Problem:
The data below should be printed in full, exactly, and without any of its images.

Available data:
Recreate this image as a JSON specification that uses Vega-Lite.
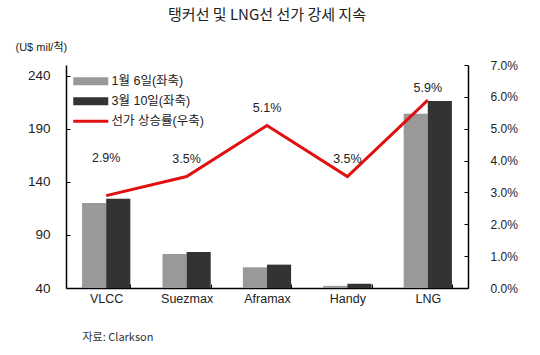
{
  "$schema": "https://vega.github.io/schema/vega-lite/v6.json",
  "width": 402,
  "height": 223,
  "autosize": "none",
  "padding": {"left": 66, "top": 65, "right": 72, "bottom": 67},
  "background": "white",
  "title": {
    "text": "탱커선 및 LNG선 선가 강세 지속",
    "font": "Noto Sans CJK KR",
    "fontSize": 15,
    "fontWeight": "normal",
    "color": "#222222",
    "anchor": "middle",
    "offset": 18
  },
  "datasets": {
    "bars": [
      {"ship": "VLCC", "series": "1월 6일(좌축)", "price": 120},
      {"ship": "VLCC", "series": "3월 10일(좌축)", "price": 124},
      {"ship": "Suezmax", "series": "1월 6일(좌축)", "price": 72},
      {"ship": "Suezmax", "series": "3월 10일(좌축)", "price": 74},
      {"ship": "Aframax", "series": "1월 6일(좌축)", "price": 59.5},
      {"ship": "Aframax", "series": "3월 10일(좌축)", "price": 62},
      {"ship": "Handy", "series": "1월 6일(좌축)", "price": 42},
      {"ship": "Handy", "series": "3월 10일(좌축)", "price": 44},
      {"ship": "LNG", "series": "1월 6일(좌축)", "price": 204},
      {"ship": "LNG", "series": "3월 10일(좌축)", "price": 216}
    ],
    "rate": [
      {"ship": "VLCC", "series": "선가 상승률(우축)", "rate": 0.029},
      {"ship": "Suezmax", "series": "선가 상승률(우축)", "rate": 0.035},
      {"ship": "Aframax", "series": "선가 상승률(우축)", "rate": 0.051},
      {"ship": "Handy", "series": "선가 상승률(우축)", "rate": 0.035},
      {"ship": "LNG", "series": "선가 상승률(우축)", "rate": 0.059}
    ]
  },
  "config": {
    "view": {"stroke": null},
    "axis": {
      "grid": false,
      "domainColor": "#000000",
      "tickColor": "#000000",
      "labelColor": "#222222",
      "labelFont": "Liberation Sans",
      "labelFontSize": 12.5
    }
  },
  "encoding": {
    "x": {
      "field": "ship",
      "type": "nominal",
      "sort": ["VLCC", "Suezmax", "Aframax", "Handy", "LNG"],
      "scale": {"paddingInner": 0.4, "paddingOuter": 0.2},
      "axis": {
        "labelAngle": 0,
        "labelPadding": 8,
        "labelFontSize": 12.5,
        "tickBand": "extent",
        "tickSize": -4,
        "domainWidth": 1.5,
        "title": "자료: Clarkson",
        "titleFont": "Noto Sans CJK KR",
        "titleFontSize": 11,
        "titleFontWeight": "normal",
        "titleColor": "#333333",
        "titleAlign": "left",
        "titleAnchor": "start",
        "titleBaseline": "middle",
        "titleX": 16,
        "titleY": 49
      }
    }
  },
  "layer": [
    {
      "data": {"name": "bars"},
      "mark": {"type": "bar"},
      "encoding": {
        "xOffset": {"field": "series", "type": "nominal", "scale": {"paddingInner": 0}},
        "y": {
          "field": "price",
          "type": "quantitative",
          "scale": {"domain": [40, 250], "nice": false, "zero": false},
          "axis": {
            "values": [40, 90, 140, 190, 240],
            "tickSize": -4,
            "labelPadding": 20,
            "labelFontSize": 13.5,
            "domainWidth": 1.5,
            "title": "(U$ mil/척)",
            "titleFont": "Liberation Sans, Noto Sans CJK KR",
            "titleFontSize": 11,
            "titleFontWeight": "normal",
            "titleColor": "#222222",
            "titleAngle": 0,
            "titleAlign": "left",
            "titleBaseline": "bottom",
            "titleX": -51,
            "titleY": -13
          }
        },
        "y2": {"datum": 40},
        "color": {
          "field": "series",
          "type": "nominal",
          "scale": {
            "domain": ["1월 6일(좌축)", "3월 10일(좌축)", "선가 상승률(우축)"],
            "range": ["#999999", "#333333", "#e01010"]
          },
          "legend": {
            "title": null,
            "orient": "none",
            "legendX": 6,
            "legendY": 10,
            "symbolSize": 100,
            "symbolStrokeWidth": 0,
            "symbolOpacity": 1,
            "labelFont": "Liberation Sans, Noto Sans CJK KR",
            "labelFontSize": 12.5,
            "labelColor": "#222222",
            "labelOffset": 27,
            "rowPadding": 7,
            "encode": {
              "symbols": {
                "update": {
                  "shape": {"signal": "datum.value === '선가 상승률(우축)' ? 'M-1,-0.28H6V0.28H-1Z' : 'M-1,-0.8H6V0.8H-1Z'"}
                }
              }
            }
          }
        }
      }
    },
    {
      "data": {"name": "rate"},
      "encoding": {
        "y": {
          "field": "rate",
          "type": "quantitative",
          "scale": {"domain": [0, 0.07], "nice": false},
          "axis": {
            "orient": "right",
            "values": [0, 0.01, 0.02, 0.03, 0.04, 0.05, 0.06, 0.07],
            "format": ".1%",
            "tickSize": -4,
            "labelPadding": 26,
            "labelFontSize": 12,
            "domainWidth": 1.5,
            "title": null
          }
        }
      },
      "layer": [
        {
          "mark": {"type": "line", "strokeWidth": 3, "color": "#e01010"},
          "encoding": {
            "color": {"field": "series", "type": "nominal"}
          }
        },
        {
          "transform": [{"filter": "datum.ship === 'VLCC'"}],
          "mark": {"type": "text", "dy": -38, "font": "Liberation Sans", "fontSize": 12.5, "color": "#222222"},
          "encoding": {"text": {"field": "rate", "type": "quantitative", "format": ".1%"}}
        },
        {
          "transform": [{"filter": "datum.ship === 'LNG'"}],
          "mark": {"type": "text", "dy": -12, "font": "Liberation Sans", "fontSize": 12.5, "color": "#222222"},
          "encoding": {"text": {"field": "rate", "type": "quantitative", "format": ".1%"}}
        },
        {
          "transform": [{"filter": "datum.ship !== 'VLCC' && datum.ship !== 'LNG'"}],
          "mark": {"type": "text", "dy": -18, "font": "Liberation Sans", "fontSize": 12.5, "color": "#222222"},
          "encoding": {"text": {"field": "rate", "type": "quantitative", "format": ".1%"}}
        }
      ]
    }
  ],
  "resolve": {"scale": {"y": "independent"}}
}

Complete response:
Recreate this image as a JSON specification that uses Vega-Lite.
{
  "$schema": "https://vega.github.io/schema/vega-lite/v6.json",
  "width": 402,
  "height": 223,
  "autosize": "none",
  "padding": {"left": 66, "top": 65, "right": 72, "bottom": 67},
  "background": "white",
  "title": {
    "text": "탱커선 및 LNG선 선가 강세 지속",
    "font": "Noto Sans CJK KR",
    "fontSize": 15,
    "fontWeight": "normal",
    "color": "#222222",
    "anchor": "middle",
    "offset": 18
  },
  "datasets": {
    "bars": [
      {"ship": "VLCC", "series": "1월 6일(좌축)", "price": 120},
      {"ship": "VLCC", "series": "3월 10일(좌축)", "price": 124},
      {"ship": "Suezmax", "series": "1월 6일(좌축)", "price": 72},
      {"ship": "Suezmax", "series": "3월 10일(좌축)", "price": 74},
      {"ship": "Aframax", "series": "1월 6일(좌축)", "price": 59.5},
      {"ship": "Aframax", "series": "3월 10일(좌축)", "price": 62},
      {"ship": "Handy", "series": "1월 6일(좌축)", "price": 42},
      {"ship": "Handy", "series": "3월 10일(좌축)", "price": 44},
      {"ship": "LNG", "series": "1월 6일(좌축)", "price": 204},
      {"ship": "LNG", "series": "3월 10일(좌축)", "price": 216}
    ],
    "rate": [
      {"ship": "VLCC", "series": "선가 상승률(우축)", "rate": 0.029},
      {"ship": "Suezmax", "series": "선가 상승률(우축)", "rate": 0.035},
      {"ship": "Aframax", "series": "선가 상승률(우축)", "rate": 0.051},
      {"ship": "Handy", "series": "선가 상승률(우축)", "rate": 0.035},
      {"ship": "LNG", "series": "선가 상승률(우축)", "rate": 0.059}
    ]
  },
  "config": {
    "view": {"stroke": null},
    "axis": {
      "grid": false,
      "domainColor": "#000000",
      "tickColor": "#000000",
      "labelColor": "#222222",
      "labelFont": "Liberation Sans",
      "labelFontSize": 12.5
    }
  },
  "encoding": {
    "x": {
      "field": "ship",
      "type": "nominal",
      "sort": ["VLCC", "Suezmax", "Aframax", "Handy", "LNG"],
      "scale": {"paddingInner": 0.4, "paddingOuter": 0.2},
      "axis": {
        "labelAngle": 0,
        "labelPadding": 8,
        "labelFontSize": 12.5,
        "tickBand": "extent",
        "tickSize": -4,
        "domainWidth": 1.5,
        "title": "자료: Clarkson",
        "titleFont": "Noto Sans CJK KR",
        "titleFontSize": 11,
        "titleFontWeight": "normal",
        "titleColor": "#333333",
        "titleAlign": "left",
        "titleAnchor": "start",
        "titleBaseline": "middle",
        "titleX": 16,
        "titleY": 49
      }
    }
  },
  "layer": [
    {
      "data": {"name": "bars"},
      "mark": {"type": "bar"},
      "encoding": {
        "xOffset": {"field": "series", "type": "nominal", "scale": {"paddingInner": 0}},
        "y": {
          "field": "price",
          "type": "quantitative",
          "scale": {"domain": [40, 250], "nice": false, "zero": false},
          "axis": {
            "values": [40, 90, 140, 190, 240],
            "tickSize": -4,
            "labelPadding": 20,
            "labelFontSize": 13.5,
            "domainWidth": 1.5,
            "title": "(U$ mil/척)",
            "titleFont": "Liberation Sans, Noto Sans CJK KR",
            "titleFontSize": 11,
            "titleFontWeight": "normal",
            "titleColor": "#222222",
            "titleAngle": 0,
            "titleAlign": "left",
            "titleBaseline": "bottom",
            "titleX": -51,
            "titleY": -13
          }
        },
        "y2": {"datum": 40},
        "color": {
          "field": "series",
          "type": "nominal",
          "scale": {
            "domain": ["1월 6일(좌축)", "3월 10일(좌축)", "선가 상승률(우축)"],
            "range": ["#999999", "#333333", "#e01010"]
          },
          "legend": {
            "title": null,
            "orient": "none",
            "legendX": 6,
            "legendY": 10,
            "symbolSize": 100,
            "symbolStrokeWidth": 0,
            "symbolOpacity": 1,
            "labelFont": "Liberation Sans, Noto Sans CJK KR",
            "labelFontSize": 12.5,
            "labelColor": "#222222",
            "labelOffset": 27,
            "rowPadding": 7,
            "encode": {
              "symbols": {
                "update": {
                  "shape": {"signal": "datum.value === '선가 상승률(우축)' ? 'M-1,-0.28H6V0.28H-1Z' : 'M-1,-0.8H6V0.8H-1Z'"}
                }
              }
            }
          }
        }
      }
    },
    {
      "data": {"name": "rate"},
      "encoding": {
        "y": {
          "field": "rate",
          "type": "quantitative",
          "scale": {"domain": [0, 0.07], "nice": false},
          "axis": {
            "orient": "right",
            "values": [0, 0.01, 0.02, 0.03, 0.04, 0.05, 0.06, 0.07],
            "format": ".1%",
            "tickSize": -4,
            "labelPadding": 26,
            "labelFontSize": 12,
            "domainWidth": 1.5,
            "title": null
          }
        }
      },
      "layer": [
        {
          "mark": {"type": "line", "strokeWidth": 3, "color": "#e01010"},
          "encoding": {
            "color": {"field": "series", "type": "nominal"}
          }
        },
        {
          "transform": [{"filter": "datum.ship === 'VLCC'"}],
          "mark": {"type": "text", "dy": -38, "font": "Liberation Sans", "fontSize": 12.5, "color": "#222222"},
          "encoding": {"text": {"field": "rate", "type": "quantitative", "format": ".1%"}}
        },
        {
          "transform": [{"filter": "datum.ship === 'LNG'"}],
          "mark": {"type": "text", "dy": -12, "font": "Liberation Sans", "fontSize": 12.5, "color": "#222222"},
          "encoding": {"text": {"field": "rate", "type": "quantitative", "format": ".1%"}}
        },
        {
          "transform": [{"filter": "datum.ship !== 'VLCC' && datum.ship !== 'LNG'"}],
          "mark": {"type": "text", "dy": -18, "font": "Liberation Sans", "fontSize": 12.5, "color": "#222222"},
          "encoding": {"text": {"field": "rate", "type": "quantitative", "format": ".1%"}}
        }
      ]
    }
  ],
  "resolve": {"scale": {"y": "independent"}}
}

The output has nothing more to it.